Advertising.Com Joins NAI to Fight Spam

The FTC Spam Forum last week seems to have caused a ripple effect, especially for the Network Advertising Initiative (NAI) Email Service Provider Coalition. The membership of the organization has grown from just seven members when it was formed in January to protect the appropriate use of email as a marketing and business communication tool to almost three dozen today, with Advertising.com being the latest addition.

Earlier this week, Advertising.com announced it would join the coalition, hoping to build upon the strength of its email marketing policies and principles.

Scott Ferber, CEO of Baltimore-based Advertising.com, said that only by "working together can we ensure the continued growth and acceptance of email as an essential marketing medium."

Ferber said that even though several other industry associations are taking steps to fight spam, "all of us [email service providers] feel there's not been enough activity in this area." He said the NAI seems to "have the greatest momentum and highest degree of likelihood of solving the challenges we're facing."
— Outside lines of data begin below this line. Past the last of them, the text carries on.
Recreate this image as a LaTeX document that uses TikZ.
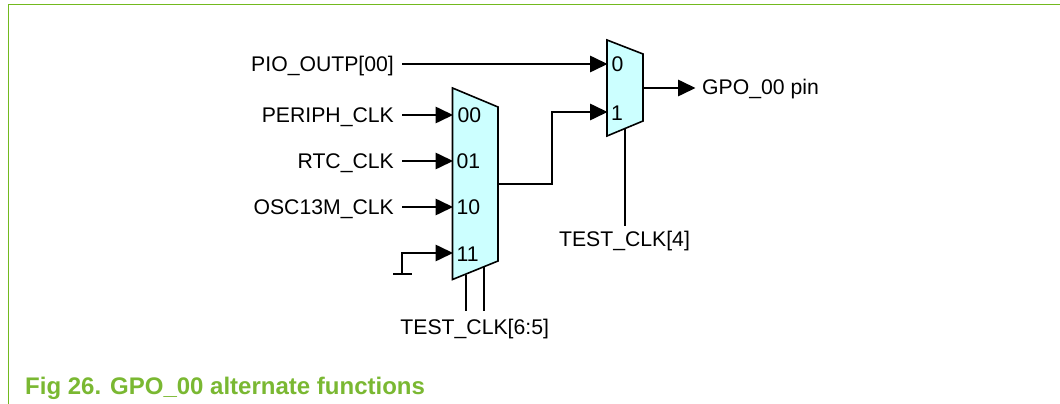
\documentclass[tikz,border=0pt]{standalone}
\usepackage{fontspec}
\setmainfont{Liberation Sans}
\usetikzlibrary{arrows.meta}
\definecolor{framegreen}{RGB}{115,185,30}
\definecolor{capgreen}{RGB}{122,184,50}
\definecolor{muxfill}{RGB}{204,255,255}
\tikzset{
  x=1pt,y=-1pt,
  wire/.style={draw=black,line width=1.6pt},
  sig/.style={wire,-{Triangle[length=17.5pt,width=16.5pt]},shorten >=-0.5pt},
  mux/.style={draw=black,fill=muxfill,line width=1.6pt,line join=miter},
  lab/.style={font=\fontsize{21.2}{24}\selectfont,inner sep=0pt,text=black},
  figcap/.style={font=\fontsize{24}{28}\bfseries\selectfont,inner sep=0pt,text=capgreen,anchor=base west},
  greenframe/.style={draw=framegreen,line width=1.5pt},
}
\begin{document}
\begin{tikzpicture}
\useasboundingbox (0,0) rectangle (1060,404);
\draw[greenframe] (8.5,404) -- (8.5,4.5) -- (1060,4.5);
% ports
\coordinate (m1tl) at (452.5,88);
\coordinate (m1tr) at (498,107);
\coordinate (m1br) at (498,261);
\coordinate (m1bl) at (452.5,279.5);
\coordinate (m2tl) at (607,40);
\coordinate (m2tr) at (643,54);
\coordinate (m2br) at (643,121);
\coordinate (m2bl) at (607,136);
\draw[mux] (m1tl) -- (m1tr) -- (m1br) -- (m1bl) -- cycle;
\draw[mux] (m2tl) -- (m2tr) -- (m2br) -- (m2bl) -- cycle;
% input labels
\node[lab,anchor=base east] (pio) at (394,71.5) {PIO\_OUTP[00]};
\node[lab,anchor=base east] (per) at (394,122.5) {PERIPH\_CLK};
\node[lab,anchor=base east] (rtc) at (394,168.5) {RTC\_CLK};
\node[lab,anchor=base east] (osc) at (394,214.5) {OSC13M\_CLK};
\node[lab,anchor=base west] (gpo) at (702,95) {GPO\_00 pin};
\node[lab,anchor=base] (t4) at (624.5,246.7) {TEST\_CLK[4]};
\node[lab,anchor=base] (t65) at (474.7,334) {TEST\_CLK[6:5]};
% port labels
\node[lab,anchor=base west] (p0) at (611.5,71.5) {0};
\node[lab,anchor=base west] (p1) at (611,120.5) {1};
\node[lab,anchor=base west] (q0) at (457.5,122.5) {00};
\node[lab,anchor=base west] (q1) at (456.5,168.5) {01};
\node[lab,anchor=base west] (q2) at (456.5,214.5) {10};
\node[lab,anchor=base west] (q3) at (456.5,261) {11};
% connector ends
\coordinate (a0) at (402,64);   \coordinate (b0) at (607,64);
\coordinate (a1) at (402,115);  \coordinate (b1) at (452.5,115);
\coordinate (a2) at (402,161);  \coordinate (b2) at (452.5,161);
\coordinate (a3) at (402,207);  \coordinate (b3) at (452.5,207);
\coordinate (gnd) at (402,274); \coordinate (b4) at (452.5,253);
\coordinate (gl) at (393,274);  \coordinate (gr) at (412,274);
\coordinate (mo) at (498,184);  \coordinate (b5) at (607,112);
\coordinate (o0) at (643,88);   \coordinate (o1) at (695,88);
\coordinate (s4a) at (625,128.5); \coordinate (s4b) at (625,226);
\coordinate (s6a) at (466,274.5); \coordinate (s6b) at (466,311);
\coordinate (s5a) at (484,267); \coordinate (s5b) at (484,311);
\draw[sig] (a0) -- (b0);
\draw[sig] (a1) -- (b1);
\draw[sig] (a2) -- (b2);
\draw[sig] (a3) -- (b3);
\draw[sig] (gnd) |- (b4);
\draw[wire] (gl) -- (gr);
\draw[sig] (mo) -- (552,184) |- (b5);
\draw[sig] (o0) -- (o1);
\draw[wire] (s4a) -- (s4b);
\draw[wire] (s6a) -- (s6b);
\draw[wire] (s5a) -- (s5b);
\node[figcap] (fig) at (25,394) {Fig 26.};
\node[figcap] (title) at (110,394) {GPO\_00 alternate functions};
\end{tikzpicture}
\end{document}
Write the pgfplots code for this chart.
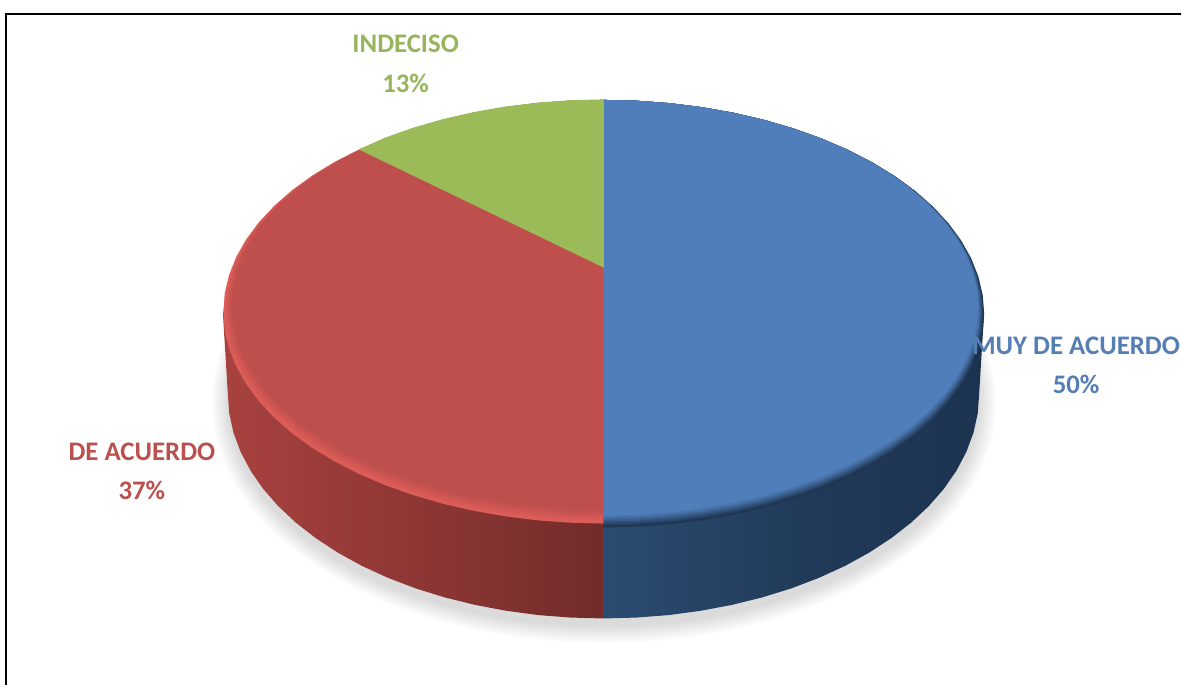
\documentclass[border=0pt]{standalone}
\usepackage{pgfplots}
\usepackage{pgfplotstable}
\usepackage{fontspec}
\setmainfont{Carlito}
\pgfplotsset{compat=1.18}
% unit-circle outlines (s = sin t, c = cos t)
\pgfplotstableread{
s c
0 1
0.0872 0.9962
0.1736 0.9848
0.2588 0.9659
0.3420 0.9397
0.4226 0.9063
0.5 0.8660
0.5736 0.8192
0.6428 0.7660
0.7071 0.7071
0.7660 0.6428
0.8192 0.5736
0.8660 0.5
0.9063 0.4226
0.9397 0.3420
0.9659 0.2588
0.9848 0.1736
0.9962 0.0872
1 0
0.9962 -0.0872
0.9848 -0.1736
0.9659 -0.2588
0.9397 -0.3420
0.9063 -0.4226
0.8660 -0.5
0.8192 -0.5736
0.7660 -0.6428
0.7071 -0.7071
0.6428 -0.7660
0.5736 -0.8192
0.5 -0.8660
0.4226 -0.9063
0.3420 -0.9397
0.2588 -0.9659
0.1736 -0.9848
0.0872 -0.9962
0 -1
}\rightarc
\pgfplotstableread{
s c
0 -1
-0.0872 -0.9962
-0.1736 -0.9848
-0.2588 -0.9659
-0.3420 -0.9397
-0.4226 -0.9063
-0.5 -0.8660
-0.5736 -0.8192
-0.6428 -0.7660
-0.7071 -0.7071
-0.7660 -0.6428
-0.8192 -0.5736
-0.8660 -0.5
-0.9063 -0.4226
-0.9397 -0.3420
-0.9659 -0.2588
-0.9848 -0.1736
-0.9962 -0.0872
-1 0
-0.9962 0.0872
-0.9848 0.1736
-0.9659 0.2588
-0.9397 0.3420
-0.9063 0.4226
-0.8660 0.5
-0.8192 0.5736
-0.7660 0.6428
-0.7071 0.7071
-0.6428 0.7660
-0.5736 0.8192
-0.5 0.8660
-0.4226 0.9063
-0.3420 0.9397
-0.2588 0.9659
-0.1736 0.9848
-0.0872 0.9962
0 1
}\leftarc
% INDECISO wedge on the top face: apex, rim point, rim to the top
\pgfplotstableread{
x y
604.5 268
359.1 149.6
385.3 137.8
413.3 127.9
442.8 119.4
473.5 112.3
505.2 106.7
537.7 102.7
570.6 100.3
604.5 99.5
}\greenwedge
\pgfplotstableread{
x y
604 619
571.2 618.1
538.7 615.6
506.7 611.3
475.4 605.4
445.1 597.9
416 588.9
388.3 578.3
362.3 566.4
338.1 553.1
316 538.6
296 523
278.4 506.5
263.2 489.1
250.7 471
240.8 452.2
233.7 433.1
229.4 413.6
228 394
223 312
604 312
}\redwall
\pgfplotstableread{
x y
604 619
636.8 618.1
669.3 615.6
701.3 611.3
732.6 605.4
762.9 597.9
792 588.9
819.7 578.3
845.7 566.4
869.9 553.1
892 538.6
912 523
929.6 506.5
944.8 489.1
957.3 471
967.2 452.2
974.3 433.1
978.6 413.6
980 394
985 312
604 312
}\bluewall
\definecolor{blueface}{HTML}{4F7EBA}
\definecolor{redface}{HTML}{BE4F4C}
\definecolor{greenface}{HTML}{9BBB59}
\definecolor{redrim}{HTML}{DC5C58}
\definecolor{bluerim}{HTML}{1F3552}
\definecolor{wra}{HTML}{A8423F}
\definecolor{wrb}{HTML}{8E3735}
\definecolor{wrc}{HTML}{722C2A}
\definecolor{wbd}{HTML}{2B4C72}
\definecolor{wbe}{HTML}{223B5A}
\definecolor{wbf}{HTML}{1C3350}
\pgfdeclarehorizontalshading{redwallshade}{100bp}{
  color(0bp)=(wra);
  color(25bp)=(wra);
  color(50bp)=(wrb);
  color(75bp)=(wrc);
  color(100bp)=(wrc)}
\pgfdeclarehorizontalshading{bluewallshade}{100bp}{
  color(0bp)=(wbd);
  color(25bp)=(wbd);
  color(50bp)=(wbe);
  color(75bp)=(wbf);
  color(100bp)=(wbf)}
\newcommand{\ellpart}[5]{% colour, table, rx, cy, ry
  \addplot[fill=#1,draw=none] table[x expr={604+#3*\thisrow{s}},y expr={#4-#5*\thisrow{c}}] {#2} --cycle;}
\newcommand{\shadowlayer}[3]{% rx, cy, ry
  \addplot[fill=black,fill opacity=0.012,draw=none] table[x expr={604.5+#1*\thisrow{s}},y expr={#2-#3*\thisrow{c}}] {\rightarc} --cycle;
  \addplot[fill=black,fill opacity=0.012,draw=none] table[x expr={604.5+#1*\thisrow{s}},y expr={#2-#3*\thisrow{c}}] {\leftarc} --cycle;}
\tikzset{lbl/.style={font=\fontsize{26.8}{30}\selectfont\bfseries,inner sep=0pt,anchor=center}}
\begin{document}
\begin{tikzpicture}
\begin{axis}[
  scale only axis,width=1182pt,height=686pt,
  xmin=0,xmax=1182,ymin=0,ymax=686,y dir=reverse,
  hide axis,clip=false,
]
\path (axis cs:0,0) (axis cs:1182,686);
% shadow
\shadowlayer{393}{403}{241}
\shadowlayer{391.5}{403}{239.5}
\shadowlayer{390}{403}{238}
\shadowlayer{388.5}{403}{236.5}
\shadowlayer{387}{403}{235}
\shadowlayer{385.5}{403}{233.5}
\shadowlayer{384}{403}{232}
\shadowlayer{382.5}{403}{230.5}
\shadowlayer{381}{403}{229}
\shadowlayer{379.5}{403}{227.5}
\shadowlayer{378}{403}{226}
\shadowlayer{376.5}{403}{224.5}
% walls
\addplot[shading=redwallshade,draw=none] table[x=x,y=y] {\redwall} --cycle;
\addplot[shading=bluewallshade,draw=none] table[x=x,y=y] {\bluewall} --cycle;
% blue face, rim fading into the face
\ellpart{bluerim}{\rightarc}{381}{314}{214}
\ellpart{bluerim!85!blueface}{\rightarc}{380}{313}{213}
\ellpart{bluerim!65!blueface}{\rightarc}{379}{312}{212}
\ellpart{bluerim!45!blueface}{\rightarc}{378}{311}{211}
\ellpart{bluerim!28!blueface}{\rightarc}{377}{310}{210}
\ellpart{bluerim!12!blueface}{\rightarc}{376}{309}{209}
\ellpart{blueface}{\rightarc}{375}{308}{208}
% red face, lighter rim
\ellpart{redrim}{\leftarc}{380.5}{312}{212}
\ellpart{redrim!75!redface}{\leftarc}{378}{310}{210}
\ellpart{redrim!50!redface}{\leftarc}{376}{308.5}{208.5}
\ellpart{redrim!25!redface}{\leftarc}{374}{307}{207}
\ellpart{redface}{\leftarc}{372}{305.5}{205.5}
% green wedge
\addplot[fill=greenface,draw=none] table[x=x,y=y] {\greenwedge} --cycle;
% frame
\addplot[black,line width=2pt] coordinates {(6.5,686) (6.5,14.5) (1182,14.5)};
% labels
\node[lbl,text=greenface!90!gray] at (axis cs:406,44) {INDECISO};
\node[lbl,text=greenface!90!gray] at (axis cs:406,83) {13\%};
\node[lbl,text=redface!95!gray] at (axis cs:142,452) {DE ACUERDO};
\node[lbl,text=redface!95!gray] at (axis cs:142,491) {37\%};
\node[lbl,text=blueface!90!gray] at (axis cs:1077,346) {MUY DE ACUERDO};
\node[lbl,text=blueface!90!gray] at (axis cs:1077,385) {50\%};
\end{axis}
\end{tikzpicture}
\end{document}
Advertising.com will serve on the Coalition's Legislative, Technology and Communications committees. Echoing the sentiments of many marketers after the FTC Spam Forum, Ferber said that it would have been nice to have more representation of the marketers' point of view at the conference, but since that was not the case, improving communication is his first priority.

The Coalition, Ferber said, is representing the email service providers' point of view, not so much the position of the consumer anti-spam organizations.

"The consumer advocacy groups have a legitimate concern about inappropriate content getting through," he said. "At the same time as in all cases there is a great degree of valuable information. I myself run an email filter that attempts to screen out inappropriate content and at times I lose valuable email." He explained that going to the extreme with blacklists is not going to help and "it's going to reduce the killer app of email. At the same time we can't allow unabated email marketing under false pretenses."

The solution? "Give a little both ways." Ferber advocates NAI's Project LUMOS, which is an indisputable nationwide registry of senders. "This is a valuable medium, paying to play is not a bad idea," he says.

As for technology and legislation, Ferber hopes that the industry will come with a technological solution before the government gets too involved. He hesitated to use the term "self-policing," but said that the most important thing we can do as an industry is "solve this ourselves," and if that doesn't work, collaborate with legislative and consumer groups to find a solution.